Jordan Dasch, 19, of Medford, pleads guilty at Riverhead Criminal...

Jordan Dasch, 19, of Medford, pleads guilty at Riverhead Criminal Court, Thursday. (Feb. 25, 2010) Credit: James Carbone

As each of four teenagers was sentenced Wednesday to several years in prison for the 2008 hate crime attack on Marcelo Lucero in Patchogue, three of them offered apologies to the family of the slain Ecuadorean immigrant.

Jose Pacheco, Anthony Hartford and Jordan Dasch spoke briefly and in hushed tones before they received their sentences from State Supreme Court Justice Robert W. Doyle in a proceeding that lasted more than an hour in the Suffolk County Courthouse in Riverhead. A fourth teen, Christopher Overton, declined to speak in court.

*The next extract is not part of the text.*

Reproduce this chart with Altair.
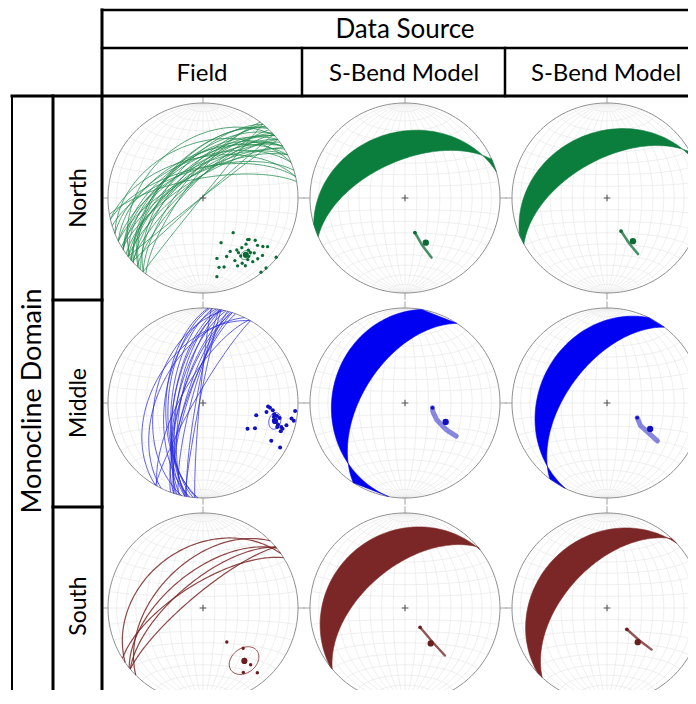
import numpy as np
import pandas as pd
import altair as alt

# ---------------- values ----------------
top_header = "Data Source"
side_header = "Monocline Domain"
col_labels = ["Field", "S-Bend Model", "S-Bend Model"]
row_labels = ["North", "Middle", "South"]

# Field data: poles to bedding (trend, plunge, degrees)
north_pole_trend = [139, 158, 133, 132, 129, 137, 131, 142, 129, 127, 147, 139, 153, 147, 139, 137, 147,
                    167, 158, 134, 138, 153, 144, 142, 153, 148, 167, 163, 129, 138, 142, 170, 149, 142]
north_pole_plunge = [50, 48, 36, 35, 30, 34, 25, 34, 20, 16, 35, 28, 37, 32, 25, 22, 28,
                     35, 34, 14, 15, 27, 21, 16, 21, 17, 26, 25, 1, 1, 1, 17, 21, 23]
north_mean = [143, 26]
north_cone = 4

middle_pole_trend = [93, 94, 98, 96, 99, 100, 101, 104, 106, 107, 108, 110, 105, 100, 101, 95,
                     103, 120, 116, 119, 120, 108, 101]
middle_pole_plunge = [32, 30, 33, 27, 25, 22, 19, 22, 19, 15, 13, 14, 10, 6, 3, 3,
                      42, 45, 39, 19, 7, 19, 25]
middle_mean = [104, 23]
middle_cone = 6

south_pole_trend = [145, 135, 141, 140, 148, 140]
south_pole_plunge = [54, 40, 31, 23, 21, 12]
south_mean = [142, 30]
south_cone = 12

# S-Bend model: poles of modelled bedding along the fold (first = start) and model mean
north_model_a_trend = [164, 160, 156]
north_model_a_plunge = [59, 46, 32]
north_model_a_mean = [155, 47]
north_model_b_trend = [157, 154, 151]
north_model_b_plunge = [59, 46, 33]
north_model_b_mean = [149, 46]

middle_model_a_trend = [100, 107, 118, 123, 123]
middle_model_a_plunge = [66, 65, 59, 47, 36]
middle_model_a_mean = [115, 51]
middle_model_b_trend = [116, 124, 127]
middle_model_b_plunge = [61, 55, 34]
middle_model_b_mean = [121, 46]

south_model_a_trend = [142, 141, 140]
south_model_a_plunge = [69, 52, 35]
south_model_a_mean = [144, 52]
south_model_b_trend = [137, 135, 133]
south_model_b_plunge = [65, 50, 36]
south_model_b_mean = [138, 50]

# ---------------- styles / layout ----------------
band_color = ["#0b7d3c", "#0000f2", "#7c2727"]
arc_color = ["#1f8a4c", "#2a2ae0", "#7a2626"]
dot_color = ["#0b6b34", "#1010c0", "#6a1f1f"]
arc_width = [0.9, 0.9, 1.2]
streak_width = [2.6, 5.0, 2.4]
streak_opacity = [0.75, 0.5, 0.75]
pole_size = [11, 16, 12]
CX = [203, 405, 607]
CY = [198, 403, 608]
RAD = 95

field = [
    (north_pole_trend, north_pole_plunge, north_mean, north_cone),
    (middle_pole_trend, middle_pole_plunge, middle_mean, middle_cone),
    (south_pole_trend, south_pole_plunge, south_mean, south_cone),
]
models = [
    [(north_model_a_trend, north_model_a_plunge, north_model_a_mean),
     (north_model_b_trend, north_model_b_plunge, north_model_b_mean)],
    [(middle_model_a_trend, middle_model_a_plunge, middle_model_a_mean),
     (middle_model_b_trend, middle_model_b_plunge, middle_model_b_mean)],
    [(south_model_a_trend, south_model_a_plunge, south_model_a_mean),
     (south_model_b_trend, south_model_b_plunge, south_model_b_mean)],
]


# ---------------- equal-area (lower hemisphere) geometry ----------------
def line_vec(trend, plunge):
    t = np.radians(np.asarray(trend, dtype=float))
    p = np.radians(np.asarray(plunge, dtype=float))
    return np.array([np.cos(p) * np.cos(t), np.cos(p) * np.sin(t), np.sin(p)])  # N, E, Down


def project(v):
    v = np.array(v, dtype=float)
    if v.ndim == 1:
        v = v[:, None]
    flip = v[2] < 0
    v[:, flip] *= -1
    s = np.sqrt(1.0 + v[2])
    return v[1] / s, v[0] / s


def plane_of_pole(trend, plunge):
    return (trend + 180.0) % 360.0, 90.0 - plunge


def great_circle(dipdir, dip, n=91):
    s = np.radians(dipdir - 90.0)
    dd = np.radians(dipdir)
    d = np.radians(dip)
    a = np.linspace(0.0, np.pi, n)
    S = np.array([np.cos(s), np.sin(s), 0.0])
    Dv = np.array([np.cos(d) * np.cos(dd), np.cos(d) * np.sin(dd), np.sin(d)])
    return project(np.outer(S, np.cos(a)) + np.outer(Dv, np.sin(a)))


def cone(trend, plunge, alpha, n=73):
    u = line_vec(trend, plunge)
    b = np.cross(u, [0.0, 0.0, 1.0])
    b /= np.linalg.norm(b)
    c = np.cross(u, b)
    ph = np.linspace(0, 2 * np.pi, n)
    al = np.radians(alpha)
    v = np.outer(u, np.full(n, np.cos(al))) + np.sin(al) * (np.outer(b, np.cos(ph)) + np.outer(c, np.sin(ph)))
    return project(v)


frames = {k: [] for k in ["grid", "prim", "tick", "arcs", "cones", "poles", "band", "streak", "dots", "cross"]}


def add(kind, X, Y, row, col, pid, **extra):
    x = CX[col] + RAD * np.atleast_1d(X)
    y = CY[row] - RAD * np.atleast_1d(Y)
    df = pd.DataFrame({"x": x, "y": y, "o": np.arange(len(x)), "id": pid})
    for k, val in extra.items():
        df[k] = val
    frames[kind].append(df)


phi = np.linspace(0, np.pi, 61)
th = np.linspace(0, 2 * np.pi, 181)
for r in range(3):
    for c in range(3):
        k = 0
        for dd in (90, 270):
            for dip in range(10, 90, 10):
                X, Y = great_circle(dd, dip, 61)
                add("grid", X, Y, r, c, f"g{r}{c}_{k}")
                k += 1
        for sgn in (1, -1):
            for alpha in range(10, 90, 10):
                al = np.radians(alpha)
                v = np.array([sgn * np.cos(al) * np.ones_like(phi), np.sin(al) * np.cos(phi), np.sin(al) * np.sin(phi)])
                X, Y = project(v)
                add("grid", X, Y, r, c, f"g{r}{c}_{k}")
                k += 1
        for dd in (90, 180):
            X, Y = great_circle(dd, 90, 3)
            add("grid", X, Y, r, c, f"g{r}{c}_{k}")
            k += 1
        add("prim", np.cos(th), np.sin(th), r, c, f"p{r}{c}")
        for j, az in enumerate((0, 90, 180, 270)):
            a = np.radians(az)
            add("tick", [np.sin(a), 1.07 * np.sin(a)], [np.cos(a), 1.07 * np.cos(a)], r, c, f"t{r}{c}_{j}")
        add("cross", [0.0], [0.0], r, c, f"x{r}{c}")

# field panels
for r, (tl, pl, mean, cone_a) in enumerate(field):
    for i, (t, p) in enumerate(zip(tl, pl)):
        X, Y = great_circle(*plane_of_pole(t, p), 91)
        add("arcs", X, Y, r, 0, f"a{r}_{i}", c=arc_color[r], w=arc_width[r])
    X, Y = project(line_vec(tl, pl))
    add("poles", X, Y, r, 0, f"pp{r}", c=dot_color[r], s=pole_size[r])
    X, Y = project(line_vec(*mean))
    add("poles", X, Y, r, 0, f"pm{r}", c=dot_color[r], s=38)
    X, Y = cone(mean[0], mean[1], cone_a)
    add("cones", X, Y, r, 0, f"cn{r}", c=arc_color[r])

# model panels
for r in range(3):
    for j, (tl, pl, mean) in enumerate(models[r]):
        col = j + 1
        i_sh = int(np.argmax(pl))
        i_st = int(np.argmin(pl))
        XA, YA = great_circle(*plane_of_pole(tl[i_sh], pl[i_sh]), 121)
        XB, YB = great_circle(*plane_of_pole(tl[i_st], pl[i_st]), 121)
        X = np.concatenate([XA, XB[::-1], XA[:1]])
        Y = np.concatenate([YA, YB[::-1], YA[:1]])
        add("band", X, Y, r, col, f"b{r}{col}", dom=r)
        X, Y = project(line_vec(tl, pl))
        add("streak", X, Y, r, col, f"s{r}{col}", c=dot_color[r], w=streak_width[r], op=streak_opacity[r])
        add("dots", X[:1], Y[:1], r, col, f"d0{r}{col}", c=dot_color[r], s=14)
        X, Y = project(line_vec(*mean))
        add("dots", X, Y, r, col, f"dm{r}{col}", c=dot_color[r], s=40)

data = {k: pd.concat(v, ignore_index=True) for k, v in frames.items()}

# ---------------- chart (1 unit = 1 px of the reference, page origin at 8,8) ----------------
W, H = 680, 682
xs = alt.Scale(domain=[8, 8 + W], range=[0, W], nice=False, zero=False)
ys = alt.Scale(domain=[8, 8 + H], range=[0, H], nice=False, zero=False)


def XY():
    return dict(x=alt.X("x:Q", scale=xs, axis=None), y=alt.Y("y:Q", scale=ys, axis=None))


layers = []
layers.append(alt.Chart(data["grid"]).mark_line(color="#e4e4e4", strokeWidth=0.6, clip=True)
              .encode(**XY(), detail="id:N", order="o:Q"))
layers.append(alt.Chart(data["prim"]).mark_line(color="#8e8e8e", strokeWidth=1.0, clip=True)
              .encode(**XY(), detail="id:N", order="o:Q"))
layers.append(alt.Chart(data["tick"]).mark_line(color="#a0a0a0", strokeWidth=1.0, clip=True)
              .encode(**XY(), detail="id:N", order="o:Q"))
band = data["band"]
for r in range(3):
    layers.append(alt.Chart(band[band["dom"] == r]).mark_line(
        fill=band_color[r], stroke=band_color[r], strokeWidth=0.6, clip=True)
        .encode(**XY(), detail="id:N", order="o:Q"))
layers.append(alt.Chart(data["arcs"]).mark_line(opacity=0.85, clip=True)
              .encode(**XY(), detail="id:N", order="o:Q", color=alt.Color("c:N", scale=None),
                      size=alt.Size("w:Q", scale=None)))
layers.append(alt.Chart(data["cones"]).mark_line(strokeWidth=1.0, opacity=0.8, clip=True)
              .encode(**XY(), detail="id:N", order="o:Q", color=alt.Color("c:N", scale=None)))
layers.append(alt.Chart(data["streak"]).mark_line(strokeCap="round", clip=True)
              .encode(**XY(), detail="id:N", order="o:Q", color=alt.Color("c:N", scale=None),
                      size=alt.Size("w:Q", scale=None), opacity=alt.Opacity("op:Q", scale=None)))
layers.append(alt.Chart(data["poles"]).mark_circle(opacity=1, clip=True)
              .encode(**XY(), color=alt.Color("c:N", scale=None), size=alt.Size("s:Q", scale=None)))
layers.append(alt.Chart(data["dots"]).mark_circle(opacity=1, clip=True)
              .encode(**XY(), color=alt.Color("c:N", scale=None), size=alt.Size("s:Q", scale=None)))
layers.append(alt.Chart(data["cross"]).mark_point(shape="M-1,0L1,0M0,-1L0,1", size=45, filled=False,
                                                  color="#555555", strokeWidth=1.1, opacity=1)
              .encode(**XY()))

# table frame
rules = pd.DataFrame({
    "x":  [102, 102, 12, 102, 302, 505, 12, 53, 53, 53],
    "y":  [10, 48, 96, 10, 48, 48, 96, 96, 300, 507],
    "x2": [688, 688, 688, 102, 302, 505, 12, 53, 102, 102],
    "y2": [10, 48, 96, 690, 96, 96, 690, 690, 300, 507],
    "w":  [2.5, 2.5, 3, 3, 2.5, 2.5, 2, 3, 3, 3],
})
layers.append(alt.Chart(rules).mark_rule(color="black", strokeCap="square")
              .encode(x=alt.X("x:Q", scale=xs, axis=None), y=alt.Y("y:Q", scale=ys, axis=None),
                      x2="x2:Q", y2="y2:Q", size=alt.Size("w:Q", scale=None)))

texts = pd.DataFrame({
    "t": [top_header] + col_labels + row_labels + [side_header],
    "x": [405, 202, 404, 606, 79, 79, 79, 33],
    "y": [30, 74, 74, 74, 198, 403, 606, 401],
    "a": [0, 0, 0, 0, 270, 270, 270, 270],
    "fs": [26, 24, 24, 24, 23, 23, 23, 27],
})
layers.append(alt.Chart(texts).mark_text(font="Lato", color="black", align="center", baseline="middle")
              .encode(x=alt.X("x:Q", scale=xs, axis=None), y=alt.Y("y:Q", scale=ys, axis=None),
                      text="t:N", angle=alt.Angle("a:Q", scale=None), size=alt.Size("fs:Q", scale=None)))

chart = alt.layer(*layers).properties(
    width=W, height=H, autosize=alt.AutoSizeParams(type="none"), padding=0
).configure(background="white").configure_view(stroke=None)

chart.save("out.html", embed_options={"renderer": "svg", "actions": False})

Pacheco, 19, of East Patchogue, said the assault was "horrible and unjustifiable."

"I shouldn't ask for mercy," he said. "God knows what I did was wrong."

Lucero, 37, of Patchogue, was fatally stabbed Nov. 8, 2008, near the Patchogue train station after he and a friend were surrounded by seven teenagers who had gone out looking to attack Latinos, a bias crime that drew national attention to Suffolk County.

Doyle sentenced Pacheco, along with Hartford and Dasch, both 19 and of Medford, to 7-year sentences for attacking Lucero. Overton, 18, of East Patchogue, was sentenced to 6 years. Doyle did not explain why he gave Overton a shorter sentence.

Overton also was sentenced yesterday to 2 to 6 years in prison for his role in a 2007 home invasion that ended with the death of Carlton Shaw of East Patchogue. The sentence will run concurrently with his sentence for the Lucero attack.

The four teens had pleaded guilty to first-degree gang assault, second-degree attempted assault as a hate crime and other charges for a string of attacks on Hispanic men that culminated in Lucero's death.

Jeffrey Conroy, 19, of Medford, is serving a 25-year sentence in an upstate prison for stabbing Lucero. Conroy was convicted in April of first-degree manslaughter as a hate crime and other charges.

Speaking in court before Doyle sentenced the teens, Lucero's brother, Joselo, called for an end to violence.

"I have so much anger in my heart, sometimes I want to explode," he said. "But that is not the right thing. The right thing is to bring peace."

Lucero declined to comment on the sentences afterward.

The teens showed little reaction as the sentences were pronounced. Their relatives and supporters declined to speak to reporters as they left court.

Denise Pacheco wiped tears from under the sunglasses she wore throughout her son's hearing and pulled the brim of a straw hat over her face as she left the building.

Assistant District Attorney Megan O'Donnell called the crimes "unprovoked and senseless."

Attorneys for some of the teens said they are not racists. Hartford's attorney, Laurence Silverman of Dix Hills, blamed the attack on "stupid, drunken behavior" and said Hartford believed Latinos "come here and take away people's jobs."

Pacheco's attorney, Christopher Brocato of Central Islip, said Pacheco, who is part Puerto Rican and part African-American, "is deeply ashamed."

"He's aware he's become almost a pariah among his own people," Brocato said.

Paul Gianelli of East Patchogue, Overton's attorney, said of his client's sentence: "Under the circumstances, I'm not totally dissatisfied."

Two other teens who pleaded guilty in connection with the assault on Lucero are to be sentenced later this year.